「私は私のために生き、あなたはあなたのために生きる。
私はあなたの期待に応えて行動するためにこの世に在るのではない。
そしてあなたも、私の期待に応えて行動するために
この世に在るのではない。
もしも縁があって、私たちが出会えたのならそれは素晴らしいこと。
出会えなくても、それもまた素晴らしいこと。

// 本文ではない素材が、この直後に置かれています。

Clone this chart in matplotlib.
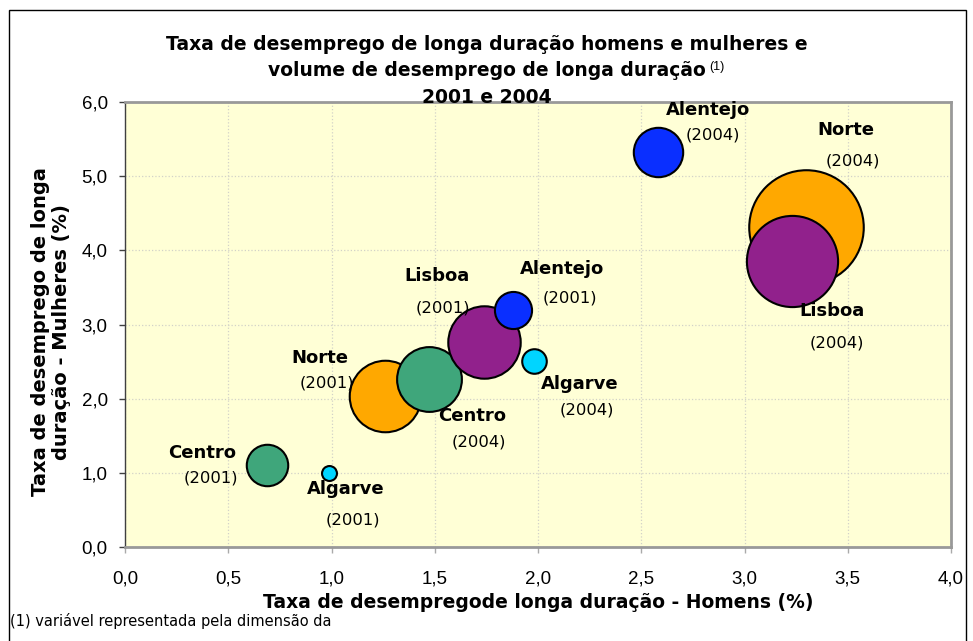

」
(英訳)
“I do my thing and you do your thing.
I am not in this world to live up to your expectations,
And you are not in this world to live up to mine.
You are you, and I am I,
And if by chance we find each other, it’s beautiful.
If not, it can’t be helped.”
この「ゲシュタルトの祈り」を知ったのは、
諸富祥彦氏の人間性心理学のワークショップに参加した時だった。
もう20年近く前のことだと思う。
このワークショップで初めてロジャーズのクライアント中心療法や
ジェンドリンのフォーカシング、フランクルの実存分析などを学んだ。
こう書くと、何か小難しい学問を勉強していたように聞こえるが、
この人間性心理学のテーマは「自分らしく生きる」だ。
そのために、自分自身のこころの深いところにあるメッセージを聞く、
というようなワークを色々と行っていく。
ちょっと怪しげに思えるようなものもあったのだが、
とても興味深いワークが多かったと記憶している。
そしてこの「ゲシュタルトの祈り」は、
パールズのゲシュタルト療法で使われる「祈り」として紹介された。
初めて聞いた時、何かしら救われる思いがしたのを覚えている。
当時は仕事のことや家族のことで思い悩む日々だった。
長いトンネルから抜け出す方法はないものか、と模索していた。
そんな時期に出会ったのだった。
この「祈り」の言葉は言う。
「私は私、あなたはあなたです」、と。
一見突き放すように聞こえるけれど、これは、
すべてをあるがままに受け入れることの大切さを伝えている。
自分の不幸を嘆いたり、誰かに責任転嫁をしたところで
現実は何も変わらない。
ならば、あるがままの今を受け入れて、
抗うことなく、降参してしまおう。
その時、眼の前に立ち現れてくるものは何だろうか。
それは、自分の想像を遥かに越えたものなのではないだろうか。
そんなことを考えさせてくれる言葉だった。
久しぶりこの言葉に触れたくなったのは、
気づかぬうちに心が疲れていたからなのかもしれない。